Children's Review: I Go Quiet

"Sometimes, I go quiet." A girl--hood up, slumping forward in resignation--walks to school, where "I don't know how I am supposed to be./ I am timid. I am small./ How should I sound?/ How should I look?/ When it's my turn/ to speak,/ I go/ quiet." One can hardly blame her. The paintings in I Go Quiet, by musician and debut author/illustrator David Ouimet, depict a gloomy, factory-evoking school where from the front of every child's desk hangs a dehumanizing white mask that the kids wear to some sort of assembly. Think Hogwarts by way of George Orwell.

The girl feels set apart from everyone else: "I am different./ I am the note/ that's not in tune./ I go mousy. I go gray." Sure enough, while the girl's mask has pointy ears like the other kids', hers also has whiskers and a mouselike snout. During the assembly, a spotlight shines down on her: she's caught without her mask on. She flees to the reassuring isolation of the rear of the auditorium. Later, sitting alone at a table in the cafeteria ("I would leave if I could fly"), the girl imagines her escape on the back of a hybrid beast that lofts her into the air. In the real world, she turns to books: "When I read, I know there are languages that I will speak."

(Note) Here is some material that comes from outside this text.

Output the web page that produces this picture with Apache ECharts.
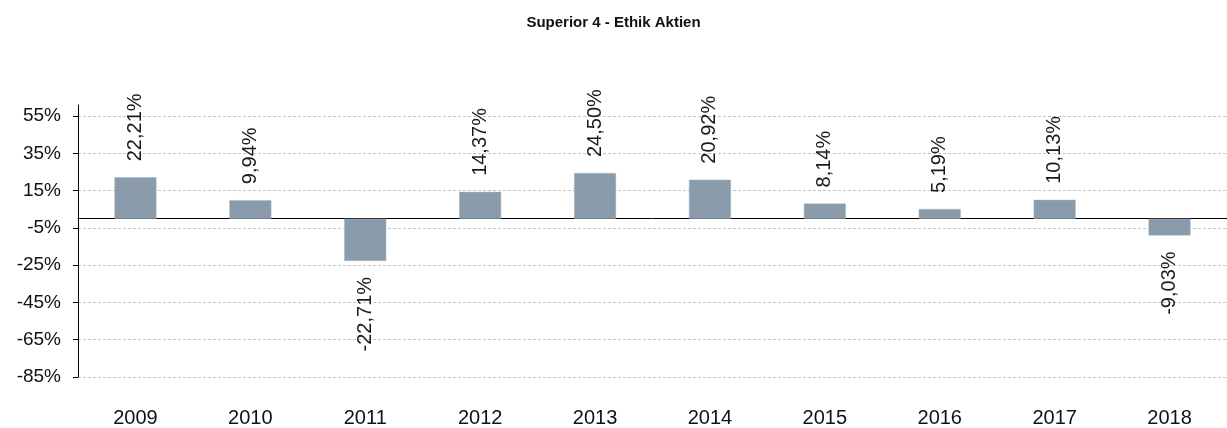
<!DOCTYPE html>
<html>
<head>
<meta charset="utf-8">
<script src="https://cdn.jsdelivr.net/npm/echarts@6/dist/echarts.min.js"></script>
<style>
html,body{margin:0;padding:0;background:#fff;}
#chart{width:1227px;height:428px;}
</style>
</head>
<body>
<div id="chart"></div>
<script>
const title = 'Superior 4 - Ethik Aktien';
const categories = ['2009','2010','2011','2012','2013','2014','2015','2016','2017','2018'];
const values = [22.21, 9.94, -22.71, 14.37, 24.50, 20.92, 8.14, 5.19, 10.13, -9.03];
const yMin = -85, yMax = 61, yInterval = 20;

const fmt = v => v.toFixed(2).replace('.', ',') + '%';
const font = 'Arial, "Liberation Sans", sans-serif';

const data = values.map(v => ({
  value: v,
  label: v >= 0
    ? { position: 'top', align: 'left', verticalAlign: 'middle' }
    : { position: 'bottom', align: 'right', verticalAlign: 'middle' }
}));

const chart = echarts.init(document.getElementById('chart'), null, {renderer: 'canvas'});
chart.setOption({
  animation: false,
  backgroundColor: '#fff',
  title: {
    text: title, left: 'center', top: 10,
    textStyle: {fontFamily: font, fontSize: 15, fontWeight: 'bold', color: '#111'}
  },
  grid: {left: 78, top: 105, width: 1160, bottom: 51, containLabel: false},
  xAxis: [{
    type: 'category', data: categories,
    axisLine: {show: false, onZero: false},
    axisTick: {show: false},
    position: 'bottom',
    axisLabel: {fontFamily: font, fontSize: 20, color: '#111', margin: 31}
  }, {
    type: 'category', data: categories,
    position: 'bottom',
    axisLine: {show: true, onZero: true, onZeroAxisIndex: 0, lineStyle: {color: '#000', width: 1}},
    axisTick: {show: false}, axisLabel: {show: false}, splitLine: {show: false}
  }],
  yAxis: {
    type: 'value', min: yMin, max: yMax, interval: yInterval,
    axisLine: {show: true, lineStyle: {color: '#000', width: 1}},
    axisTick: {show: true, length: 5, lineStyle: {color: '#000'}},
    axisLabel: {
      fontFamily: font, fontSize: 19, color: '#111', margin: 17,
      showMaxLabel: false,
      formatter: v => (v === yMax ? '' : v + '%')
    },
    splitLine: {
      show: true, showMaxLine: false,
      lineStyle: {color: '#c4c4c4', type: [3, 2], width: 1}
    }
  },
  series: [{
    type: 'bar', xAxisIndex: 0, data: data,
    barWidth: 42,
    itemStyle: {color: '#8a9bab', borderColor: '#a9b6c2', borderWidth: 0.5},
    label: {
      show: true, rotate: 90, distance: 16,
      fontFamily: font, fontSize: 20, color: '#1a1a1a',
      formatter: p => fmt(p.value)
    }
  }]
});
</script>
</body>
</html>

Why does I Go Quiet deserve to be on top of a stack of picture books about how reading is power and imagination is liberating? Consider, for example, a double-page spread showing the masked kids marching up and down the school's stairwells. The image resembles a cross section of a machine, each child a dead-eyed cog. Ouimet seems to be speaking (and painting) not about one person's anxiety--he doesn't individualize the girl by giving her a name or parents--but about a larger concern: the seductiveness of conformity, the threat of human obsolescence through automation. From the moment the girl arrives at school until she heads home that night, Ouimet's illustrations are dichromatic: slate and cream, sepia and black, and so on. But on her walk home ("When I am heard/ I will build cities/ with my words"), she sees a moonlit city in color. Later, from her bed, she looks out her window. Outside is a pair of white birds--a change from all the black ones that haunt prior pages, and perhaps a sign of hope. --Nell Beram, freelance writer and YA author

Shelf Talker: In this distinguished picture book set at an industrial-looking school, a shy girl longs to have full command of her voice.